Goal
Write the lines out again, from the top of the material to the line containing "[30, 0], [29, 0]];", pictures excluded.

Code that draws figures
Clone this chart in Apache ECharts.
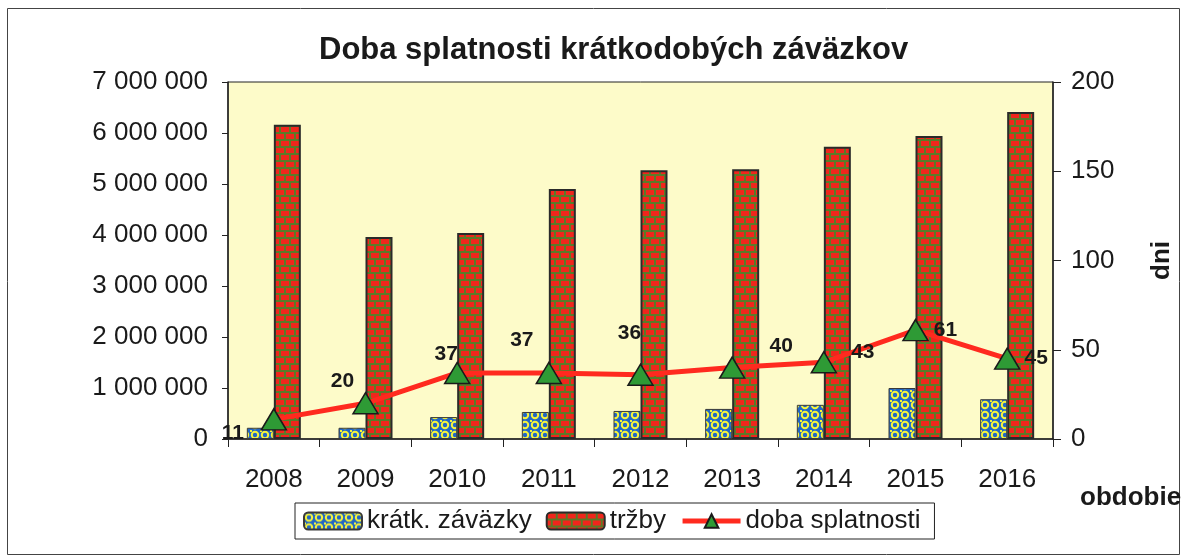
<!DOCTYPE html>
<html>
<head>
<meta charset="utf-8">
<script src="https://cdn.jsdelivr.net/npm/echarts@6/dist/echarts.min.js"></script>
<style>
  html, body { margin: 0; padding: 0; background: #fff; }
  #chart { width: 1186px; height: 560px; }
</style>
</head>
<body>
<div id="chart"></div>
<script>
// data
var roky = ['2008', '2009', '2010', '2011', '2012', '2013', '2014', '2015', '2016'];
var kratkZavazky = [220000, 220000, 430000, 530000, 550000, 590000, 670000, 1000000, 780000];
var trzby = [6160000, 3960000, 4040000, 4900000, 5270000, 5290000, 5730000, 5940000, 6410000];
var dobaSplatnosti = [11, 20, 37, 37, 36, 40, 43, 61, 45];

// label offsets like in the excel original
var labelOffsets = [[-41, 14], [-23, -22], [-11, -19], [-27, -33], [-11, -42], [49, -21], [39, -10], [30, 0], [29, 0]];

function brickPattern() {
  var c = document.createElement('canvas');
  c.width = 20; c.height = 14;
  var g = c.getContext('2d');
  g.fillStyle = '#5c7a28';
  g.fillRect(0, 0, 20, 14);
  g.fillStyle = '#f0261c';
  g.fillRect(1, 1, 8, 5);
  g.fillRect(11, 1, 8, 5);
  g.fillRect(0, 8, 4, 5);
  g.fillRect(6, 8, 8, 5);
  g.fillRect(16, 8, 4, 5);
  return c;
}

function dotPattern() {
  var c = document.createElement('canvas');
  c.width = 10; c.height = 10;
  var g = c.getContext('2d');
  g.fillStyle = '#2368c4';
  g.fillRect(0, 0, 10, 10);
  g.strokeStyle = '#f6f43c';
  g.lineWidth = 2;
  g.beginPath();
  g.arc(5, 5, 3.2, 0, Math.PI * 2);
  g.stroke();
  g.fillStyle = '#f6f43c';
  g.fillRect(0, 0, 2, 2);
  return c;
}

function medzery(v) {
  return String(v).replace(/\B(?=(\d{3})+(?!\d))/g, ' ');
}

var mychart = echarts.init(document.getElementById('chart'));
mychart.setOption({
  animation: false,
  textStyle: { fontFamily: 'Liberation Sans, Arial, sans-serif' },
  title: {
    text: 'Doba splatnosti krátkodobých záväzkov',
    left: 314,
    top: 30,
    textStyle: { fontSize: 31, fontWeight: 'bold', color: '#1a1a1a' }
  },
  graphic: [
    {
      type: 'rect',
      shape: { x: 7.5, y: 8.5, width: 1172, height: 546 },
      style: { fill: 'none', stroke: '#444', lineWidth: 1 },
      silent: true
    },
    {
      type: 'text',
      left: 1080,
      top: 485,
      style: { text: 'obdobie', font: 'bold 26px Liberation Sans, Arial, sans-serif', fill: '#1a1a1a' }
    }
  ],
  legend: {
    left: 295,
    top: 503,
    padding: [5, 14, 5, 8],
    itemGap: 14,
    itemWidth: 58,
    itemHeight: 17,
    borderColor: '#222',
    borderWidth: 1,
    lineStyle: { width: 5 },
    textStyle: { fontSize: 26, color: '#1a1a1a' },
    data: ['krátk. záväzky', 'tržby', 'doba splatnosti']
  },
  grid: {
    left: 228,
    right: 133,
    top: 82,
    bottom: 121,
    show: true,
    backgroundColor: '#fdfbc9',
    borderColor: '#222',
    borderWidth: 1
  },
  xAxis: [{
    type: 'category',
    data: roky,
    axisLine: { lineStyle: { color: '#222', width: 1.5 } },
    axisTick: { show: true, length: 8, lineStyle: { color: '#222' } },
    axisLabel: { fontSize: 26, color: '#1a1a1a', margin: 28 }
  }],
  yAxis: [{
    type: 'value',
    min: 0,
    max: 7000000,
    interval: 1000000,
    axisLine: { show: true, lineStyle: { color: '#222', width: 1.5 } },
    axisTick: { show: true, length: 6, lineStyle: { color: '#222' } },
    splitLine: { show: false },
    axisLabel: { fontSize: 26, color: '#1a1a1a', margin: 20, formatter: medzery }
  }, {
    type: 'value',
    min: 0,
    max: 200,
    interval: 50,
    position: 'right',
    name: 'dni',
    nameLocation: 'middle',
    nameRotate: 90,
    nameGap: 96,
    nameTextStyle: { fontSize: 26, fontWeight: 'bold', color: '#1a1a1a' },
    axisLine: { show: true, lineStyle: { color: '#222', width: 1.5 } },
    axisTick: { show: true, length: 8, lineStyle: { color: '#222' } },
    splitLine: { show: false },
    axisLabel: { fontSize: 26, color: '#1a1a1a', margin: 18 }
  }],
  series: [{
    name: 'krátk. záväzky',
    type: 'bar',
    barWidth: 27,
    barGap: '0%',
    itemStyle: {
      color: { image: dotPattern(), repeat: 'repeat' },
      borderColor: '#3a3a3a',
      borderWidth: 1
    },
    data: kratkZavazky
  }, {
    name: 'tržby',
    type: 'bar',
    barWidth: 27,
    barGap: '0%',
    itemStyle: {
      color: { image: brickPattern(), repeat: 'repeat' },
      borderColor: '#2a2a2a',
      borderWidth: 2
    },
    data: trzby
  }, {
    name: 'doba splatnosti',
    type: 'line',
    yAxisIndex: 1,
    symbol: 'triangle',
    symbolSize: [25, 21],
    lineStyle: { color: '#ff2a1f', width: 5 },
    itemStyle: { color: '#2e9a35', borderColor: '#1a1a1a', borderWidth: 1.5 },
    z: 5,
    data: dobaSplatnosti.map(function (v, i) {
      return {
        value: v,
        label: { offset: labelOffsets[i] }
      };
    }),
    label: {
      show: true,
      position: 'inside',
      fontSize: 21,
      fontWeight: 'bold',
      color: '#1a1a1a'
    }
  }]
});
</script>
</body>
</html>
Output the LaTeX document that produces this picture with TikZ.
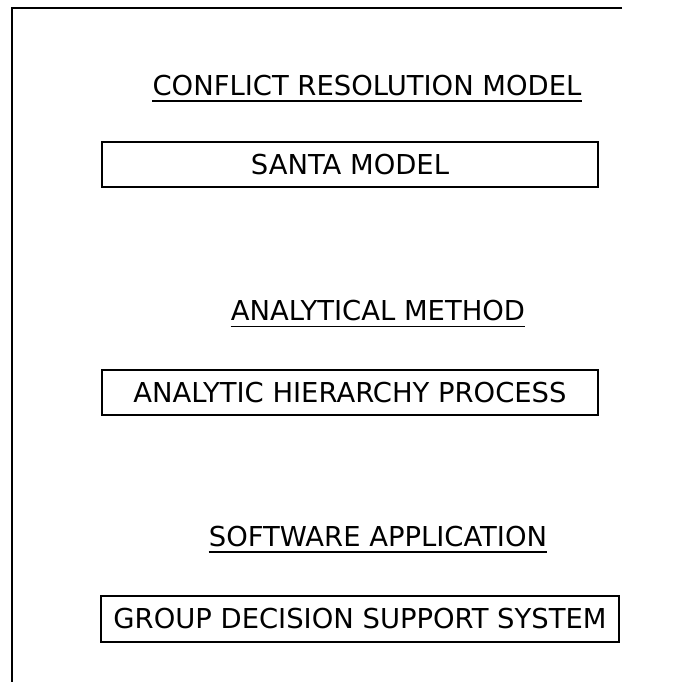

The completed task
Clone this chart in Apache ECharts.
<!DOCTYPE html>
<html>
<head>
<meta charset="utf-8">
<script src="https://cdn.jsdelivr.net/npm/echarts@6/dist/echarts.min.js"></script>
<style>
  html, body { margin: 0; padding: 0; background: #fff; }
  #chart { width: 1186px; height: 560px; }
</style>
</head>
<body>
<div id="chart"></div>
<script>
// data
var roky = ['2008', '2009', '2010', '2011', '2012', '2013', '2014', '2015', '2016'];
var kratkZavazky = [220000, 220000, 430000, 530000, 550000, 590000, 670000, 1000000, 780000];
var trzby = [6160000, 3960000, 4040000, 4900000, 5270000, 5290000, 5730000, 5940000, 6410000];
var dobaSplatnosti = [11, 20, 37, 37, 36, 40, 43, 61, 45];

// label offsets like in the excel original
var labelOffsets = [[-41, 14], [-23, -22], [-11, -19], [-27, -33], [-11, -42], [49, -21], [39, -10], [30, 0], [29, 0]];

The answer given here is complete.